Last week, Cinematographer Tom Krymkowski hosted the first in a monthly series of screenings called The Craft of Cinematography. Tom’s goal is to start a creative conversation among local film makers about the craft of visual story telling, the emphasis being on “story”. The inaugural event was a screening of the documentary Visions of Light. The screening and discussion was huge help to me and yet another example of the benefits of participating in your creative community.

One of the films referenced in the documentary was Raging Bull, and it’s use of dynamic frame rate in the fight sequences. I was surprised and humbled that I hadn’t cognitively noticed the way the fight scenes shift from slow motion to natural speed without cuts. It seemed so natural to the story I just didn’t think about it until it was called directly to my attention. Now that I’m aware of it I can see how brilliantly it serves as a device to heighten the suspense of an action scene. Scorsese’s scene build to a point of maximum intensity, careful not to cross a threshold beyond which any increase in tempo, sound or violence will simply desensitize the audience. The only way the scene can be brought to a crescendo is to is to pull back and give the audience a chance catch a short breath, only long enough to see impending danger and brace for the coming impact. At the risk of sounding curmudgeonly, I think this is a point lost on most modern action films today.

This scene is an amazing work of collaboration between The Director Martin Scorsese, Cinematographer Michael Chapman, Editor Thelma Schoonmaker and Sound Mixer Michael Evje. All the major elements of the film are working completely in concert with one another to create perfectly crafted scene. The scene is an example of the type of work great film makers can produce. Ironically, this scene is famous for being brutally violent, but it’s a startling work of maturity, restraint and discipline.

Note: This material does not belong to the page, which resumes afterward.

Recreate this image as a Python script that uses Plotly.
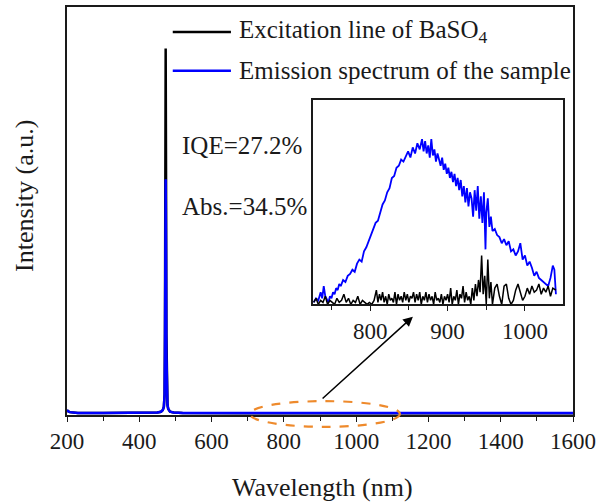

The use of dynamic frame rate, sound intensity and editing tempo follows a pattern I’ve noticed in other action sequences, most notably in my analysis of Crouching Tiger, Hidden Dragon. Director Ang Lee builds the fight intensity to a physical peak, only to pause momentarily to rebuild dramatic tension. I’d very much like to use the same dynamic in both the race and chase scenes in “The Girl With No Name”.